The fact that natural gas was flat on the day (-0.61%), despite the enormous oil move, suggests the market hasn't fully resolved this paradox yet. It might also reflect that LNG markets operate on longer contract cycles and don't reprice intraday the way crude does. The real LNG story from this crisis will play out over weeks and months, not hours.
Fujairah and What the Stockpile Numbers Actually Tell You
Fujairah is a port emirate on the eastern coast of the UAE — crucially, on the Gulf of Oman side, meaning it's accessible without transiting the Strait of Hormuz. It serves as a critical oil storage and bunkering hub (bunkering means refueling ships), and its stockpile levels are closely watched as a real-time indicator of regional supply stress.

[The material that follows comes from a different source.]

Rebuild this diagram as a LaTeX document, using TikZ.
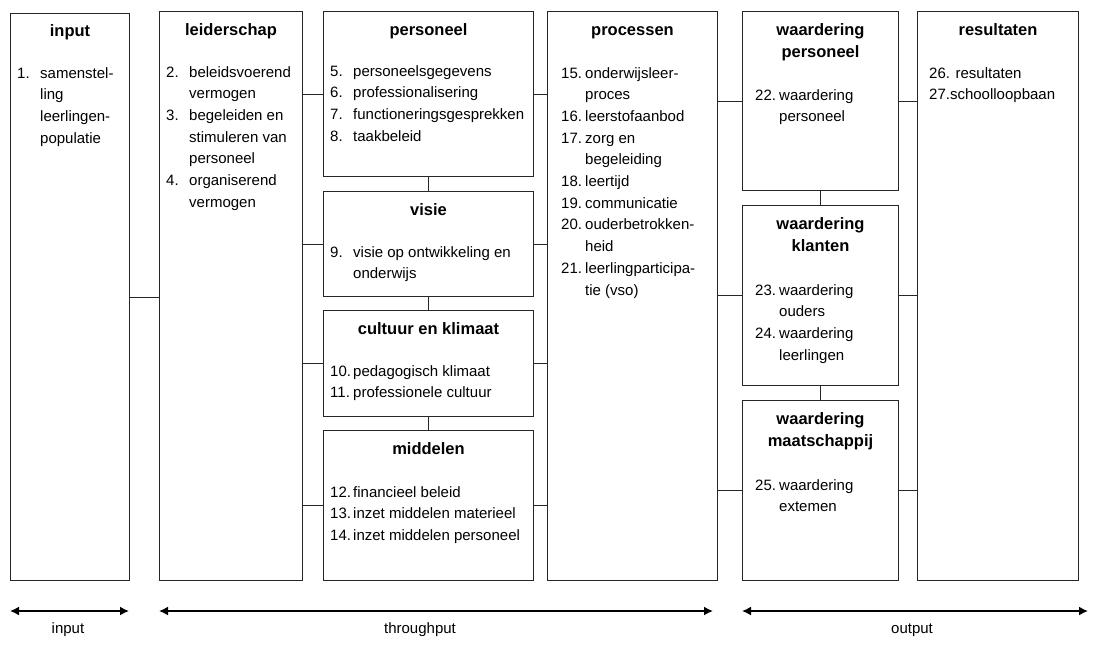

Those stockpiles just hit a six-month low. That's not a headline number most people track, but it matters because it tells you something about actual physical supply conditions rather than just sentiment. When Fujairah inventories draw down, it means physical buyers are pulling more barrels out of storage than are being replenished. That's a real-economy signal sitting underneath all the geopolitical noise, and it was already in motion before the April 4th spike. The market move didn't create the tightness — it priced what was already there.
The Bigger Map
Equity markets, interestingly, barely moved. The Dow was down 0.13%, the S&P essentially flat at +0.11%, the Nasdaq up 0.18%. That's a remarkable non-reaction to an 11% oil move, and it probably reflects two things: first, that equity markets have partly priced in elevated geopolitical risk over recent months, and second, that there's genuine uncertainty about whether this is a transient spike or a structural shift in the oil price regime.
That uncertainty is rational. Single-session moves of this magnitude sometimes stick — 1973 is the reference point everyone uses — and sometimes give back most of their gains within weeks as the specific trigger either resolves or gets absorbed. What tends not to reverse is the underlying repositioning behavior: the Libya plays, the rare earth deals, the Fujairah supply chain rerouting. Those are structural responses to structural vulnerabilities, and they don't unwind just because a diplomatic phone call happens to go well on a Tuesday.
The Cuba footnote — 2,000 prisoners being released amid the oil supply crunch, suggesting Havana is managing domestic pressure through political gestures while its own energy situation deteriorates — is a reminder that oil shocks don't stay contained to commodity markets. They ripple through political economies in ways that are hard to model and impossible to predict. That's not a tradeable insight. It's just a reminder that the energy map doesn't have clean borders.
Nobody thinks about the pressure valve until the pressure builds. Right now, it's building across enough simultaneous fault lines — Hormuz, China's rare earth grip, Middle Eastern storage draws, LNG route uncertainty — that the interesting question isn't whether oil stays at $137. It's whether the map being redrawn in response to this moment holds its new shape when the crisis eventually cools. History suggests it usually does.